Task prompt: Write out all the lines again, precisely as they stand, but without the images.

Record excerpts:

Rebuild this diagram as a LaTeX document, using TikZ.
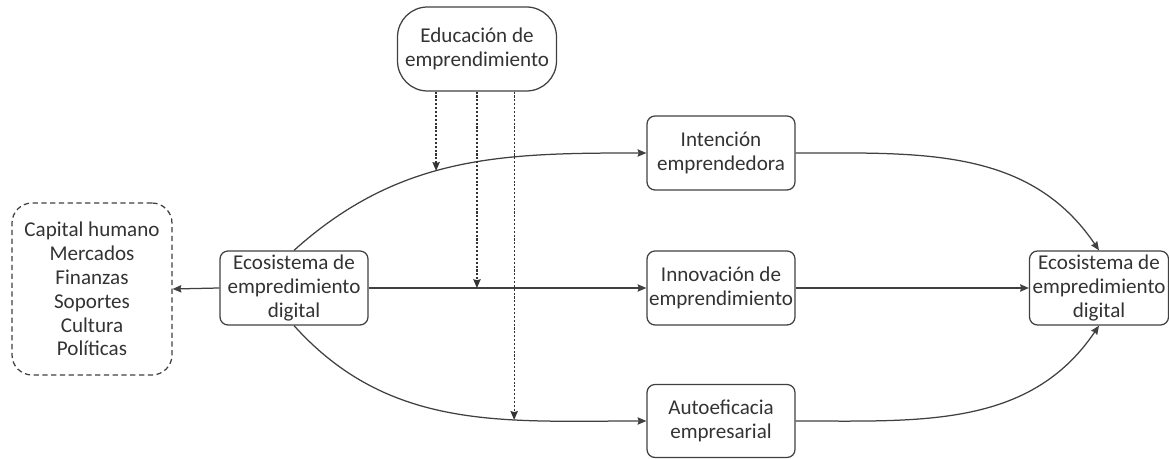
\documentclass[tikz,border=0pt]{standalone}
\usepackage{fontspec}
\setmainfont{Carlito}
\usetikzlibrary{arrows.meta}
\begin{document}
\begin{tikzpicture}[
        > = {Stealth[length = 5pt, width = 4.2pt, inset = 0.6pt]},
        x = 0.02cm, y = 0.02cm,
        line width = 0.25mm,
        every node/.style = {text = black!80, font = \fontsize{12}{13.6}\selectfont, align = center},
        box/.style = {draw = black!75, rounded corners = 0.16cm, minimum width = 2.96cm, minimum height = 1.48cm, inner sep = 1pt},
        link/.style = {->, draw = black!75},
        modlink/.style = {->, draw = black!80, line width = 0.25mm, dash pattern = on 1.2pt off 1pt}
    ]
        \useasboundingbox (0,0) rectangle (1169,459);
        % nodes
        \node[box, dash pattern = on 3pt off 2pt, minimum width = 3.2cm, minimum height = 3.44cm, rounded corners = 0.4cm] (factores) at (92,170) {Capital humano\\Mercados\\Finanzas\\Soportes\\Cultura\\Políticas};
        \node[box] (ecoL) at (294,171) {Ecosistema de\\empredimiento\\digital};
        \node[box, minimum width = 3.18cm, minimum height = 1.68cm, rounded corners = 0.6cm] (edu) at (477,410) {Educación de\\emprendimiento};
        \node[box] (inten) at (721,306) {Intención\\emprendedora};
        \node[box] (innov) at (721,171) {Innovación de\\emprendimiento};
        \node[box, minimum height = 1.46cm] (autoef) at (721,38) {Autoeficacia\\empresarial};
        \node[box, minimum width = 2.78cm, inner xsep = 0pt] (ecoR) at (1099,171) {Ecosistema de\\empredimiento\\digital};
        % links
        \draw[link] (ecoL.west) -- (factores.east);
        \draw[link] (ecoL.north) to[out = 42, in = 180] coordinate[pos = 0.44] (m1) (inten.west);
        \draw[link] (ecoL.east) -- coordinate[pos = 0.39] (m2) (innov.west);
        \draw[link] (ecoL.south) to[out = -48, in = 180] coordinate[pos = 0.67] (m3) (autoef.west);
        \draw[link] (inten.east) to[out = 0, in = 124] (ecoR.north);
        \draw[link] (innov.east) -- (ecoR.west);
        \draw[link] (autoef.east) to[out = 0, in = -124] (ecoR.south);
        % moderation
        \draw[modlink] (edu.south -| m1) -- (m1);
        \draw[modlink] (edu.south -| m2) -- (m2);
        \draw[modlink] (edu.south -| m3) -- (m3);
    \end{tikzpicture}
\end{document}
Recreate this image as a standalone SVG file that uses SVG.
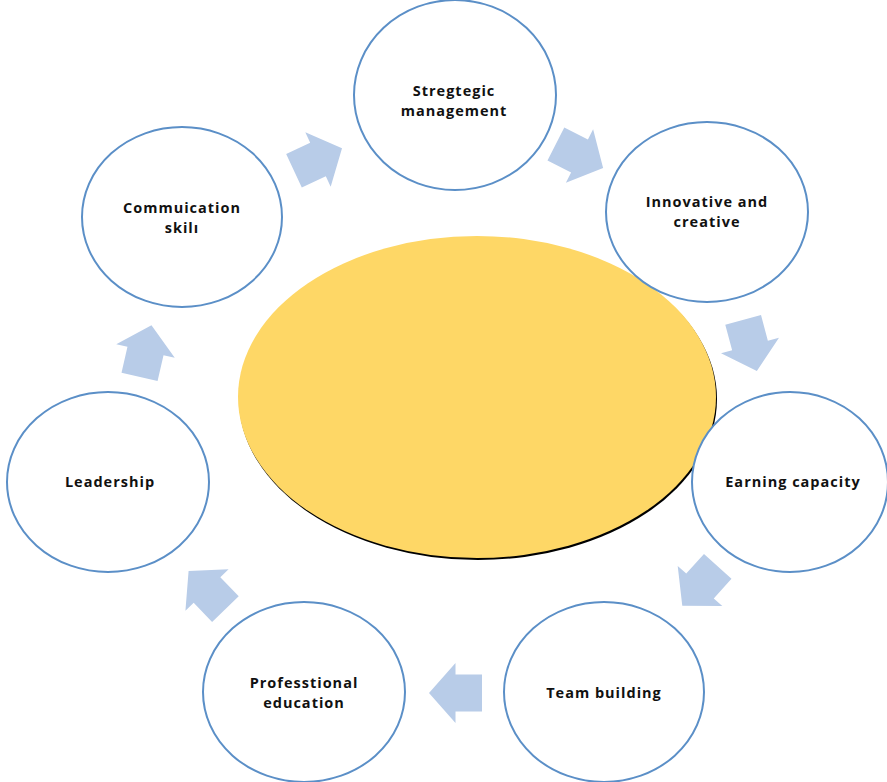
<svg xmlns="http://www.w3.org/2000/svg" width="887" height="782" viewBox="0 0 887 782">
<style>
.node{fill:#ffffff;stroke:#5b8fc7;stroke-width:2}
.lbl{font-family:"Open Sans","Liberation Sans",sans-serif;font-weight:bold;font-size:14.5px;letter-spacing:1px;fill:#111;text-anchor:middle}
.arr{fill:#b8cce8}
</style>
<defs>
<path id="blk" d="M-26.5,-18.5 L0,-18.5 L0,-30 L26.5,0 L0,30 L0,18.5 L-26.5,18.5 Z"/>
</defs>
<rect width="887" height="782" fill="#ffffff"/>
<g id="center">
<ellipse cx="478" cy="399" rx="239" ry="161" fill="#000"/>
<ellipse cx="477" cy="397" rx="239" ry="161" fill="#fed766"/>
</g>
<g id="n-strategic"><ellipse class="node" cx="455" cy="95" rx="101" ry="95"/><text class="lbl" x="454" y="95.5">Stregtegic</text><text class="lbl" x="454" y="115.5">management</text></g>
<g id="n-innovative"><ellipse class="node" cx="707" cy="212" rx="101" ry="90"/><text class="lbl" x="707" y="206.5">Innovative and</text><text class="lbl" x="707" y="226.5">creative</text></g>
<g id="n-earning"><ellipse class="node" cx="790" cy="482" rx="98" ry="90"/><text class="lbl" x="793" y="487">Earning capacity</text></g>
<g id="n-team"><ellipse class="node" cx="604" cy="692" rx="100" ry="90"/><text class="lbl" x="604" y="698">Team building</text></g>
<g id="n-prof"><ellipse class="node" cx="304" cy="692" rx="101" ry="90"/><text class="lbl" x="304" y="687.5">Professtional</text><text class="lbl" x="304" y="707.5">education</text></g>
<g id="n-leader"><ellipse class="node" cx="108" cy="482" rx="101" ry="90"/><text class="lbl" x="110" y="487">Leadership</text></g>
<g id="n-comm"><ellipse class="node" cx="182" cy="217" rx="100" ry="90"/><text class="lbl" x="182" y="212.5">Commuication</text><text class="lbl" x="182" y="232.5">skilı</text></g>
<g id="connectors">
<use href="#blk" class="arr" transform="translate(318,159.5) rotate(-25)"/>
<use href="#blk" class="arr" transform="translate(579.5,156) rotate(27)"/>
<use href="#blk" class="arr" transform="translate(750,345.5) rotate(75)"/>
<use href="#blk" class="arr" transform="translate(700,586) rotate(132)"/>
<use href="#blk" class="arr" transform="translate(455.5,693) rotate(180)"/>
<use href="#blk" class="arr" transform="translate(207,590) rotate(-134)"/>
<use href="#blk" class="arr" transform="translate(145.5,351) rotate(-77)"/>
</g>
</svg>
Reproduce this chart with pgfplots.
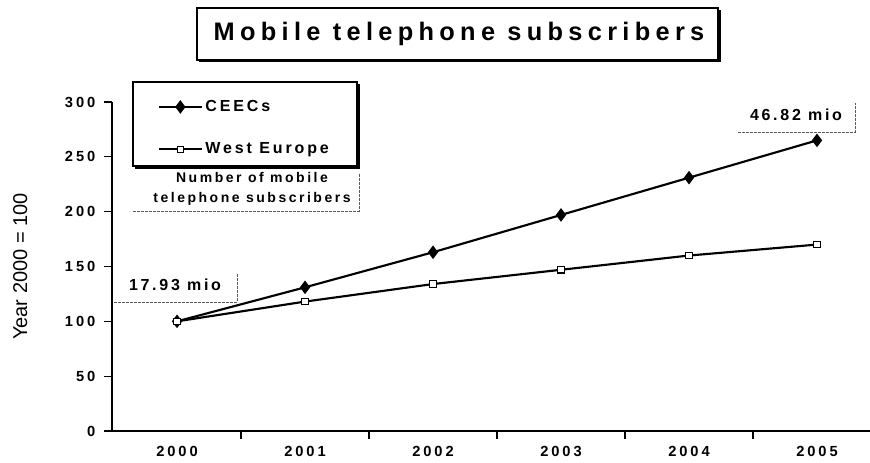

Task output:
Rebuild this diagram as a LaTeX document, using TikZ.
\documentclass[tikz,border=0pt]{standalone}
\usepackage{fontspec}
\setmainfont{Carlito}
\usetikzlibrary{arrows.meta}
\begin{document}
\begin{tikzpicture}[
        > = {Stealth[length = 5pt, width = 4.2pt, inset = 0.6pt]},
        x = 0.02cm, y = 0.02cm,
        line width = 0.25mm,
        every node/.style = {text = black!80, font = \fontsize{12}{13.6}\selectfont, align = center},
        box/.style = {draw = black!75, rounded corners = 0.16cm, minimum width = 2.96cm, minimum height = 1.48cm, inner sep = 1pt},
        link/.style = {->, draw = black!75},
        modlink/.style = {->, draw = black!80, line width = 0.25mm, dash pattern = on 1.2pt off 1pt}
    ]
        \useasboundingbox (0,0) rectangle (1169,459);
        % nodes
        \node[box, dash pattern = on 3pt off 2pt, minimum width = 3.2cm, minimum height = 3.44cm, rounded corners = 0.4cm] (factores) at (92,170) {Capital humano\\Mercados\\Finanzas\\Soportes\\Cultura\\Políticas};
        \node[box] (ecoL) at (294,171) {Ecosistema de\\empredimiento\\digital};
        \node[box, minimum width = 3.18cm, minimum height = 1.68cm, rounded corners = 0.6cm] (edu) at (477,410) {Educación de\\emprendimiento};
        \node[box] (inten) at (721,306) {Intención\\emprendedora};
        \node[box] (innov) at (721,171) {Innovación de\\emprendimiento};
        \node[box, minimum height = 1.46cm] (autoef) at (721,38) {Autoeficacia\\empresarial};
        \node[box, minimum width = 2.78cm, inner xsep = 0pt] (ecoR) at (1099,171) {Ecosistema de\\empredimiento\\digital};
        % links
        \draw[link] (ecoL.west) -- (factores.east);
        \draw[link] (ecoL.north) to[out = 42, in = 180] coordinate[pos = 0.44] (m1) (inten.west);
        \draw[link] (ecoL.east) -- coordinate[pos = 0.39] (m2) (innov.west);
        \draw[link] (ecoL.south) to[out = -48, in = 180] coordinate[pos = 0.67] (m3) (autoef.west);
        \draw[link] (inten.east) to[out = 0, in = 124] (ecoR.north);
        \draw[link] (innov.east) -- (ecoR.west);
        \draw[link] (autoef.east) to[out = 0, in = -124] (ecoR.south);
        % moderation
        \draw[modlink] (edu.south -| m1) -- (m1);
        \draw[modlink] (edu.south -| m2) -- (m2);
        \draw[modlink] (edu.south -| m3) -- (m3);
    \end{tikzpicture}
\end{document}
Recreate this image as a standalone SVG file that uses SVG.
<svg xmlns="http://www.w3.org/2000/svg" width="887" height="782" viewBox="0 0 887 782">
<style>
.node{fill:#ffffff;stroke:#5b8fc7;stroke-width:2}
.lbl{font-family:"Open Sans","Liberation Sans",sans-serif;font-weight:bold;font-size:14.5px;letter-spacing:1px;fill:#111;text-anchor:middle}
.arr{fill:#b8cce8}
</style>
<defs>
<path id="blk" d="M-26.5,-18.5 L0,-18.5 L0,-30 L26.5,0 L0,30 L0,18.5 L-26.5,18.5 Z"/>
</defs>
<rect width="887" height="782" fill="#ffffff"/>
<g id="center">
<ellipse cx="478" cy="399" rx="239" ry="161" fill="#000"/>
<ellipse cx="477" cy="397" rx="239" ry="161" fill="#fed766"/>
</g>
<g id="n-strategic"><ellipse class="node" cx="455" cy="95" rx="101" ry="95"/><text class="lbl" x="454" y="95.5">Stregtegic</text><text class="lbl" x="454" y="115.5">management</text></g>
<g id="n-innovative"><ellipse class="node" cx="707" cy="212" rx="101" ry="90"/><text class="lbl" x="707" y="206.5">Innovative and</text><text class="lbl" x="707" y="226.5">creative</text></g>
<g id="n-earning"><ellipse class="node" cx="790" cy="482" rx="98" ry="90"/><text class="lbl" x="793" y="487">Earning capacity</text></g>
<g id="n-team"><ellipse class="node" cx="604" cy="692" rx="100" ry="90"/><text class="lbl" x="604" y="698">Team building</text></g>
<g id="n-prof"><ellipse class="node" cx="304" cy="692" rx="101" ry="90"/><text class="lbl" x="304" y="687.5">Professtional</text><text class="lbl" x="304" y="707.5">education</text></g>
<g id="n-leader"><ellipse class="node" cx="108" cy="482" rx="101" ry="90"/><text class="lbl" x="110" y="487">Leadership</text></g>
<g id="n-comm"><ellipse class="node" cx="182" cy="217" rx="100" ry="90"/><text class="lbl" x="182" y="212.5">Commuication</text><text class="lbl" x="182" y="232.5">skilı</text></g>
<g id="connectors">
<use href="#blk" class="arr" transform="translate(318,159.5) rotate(-25)"/>
<use href="#blk" class="arr" transform="translate(579.5,156) rotate(27)"/>
<use href="#blk" class="arr" transform="translate(750,345.5) rotate(75)"/>
<use href="#blk" class="arr" transform="translate(700,586) rotate(132)"/>
<use href="#blk" class="arr" transform="translate(455.5,693) rotate(180)"/>
<use href="#blk" class="arr" transform="translate(207,590) rotate(-134)"/>
<use href="#blk" class="arr" transform="translate(145.5,351) rotate(-77)"/>
</g>
</svg>
Reproduce this chart with pgfplots.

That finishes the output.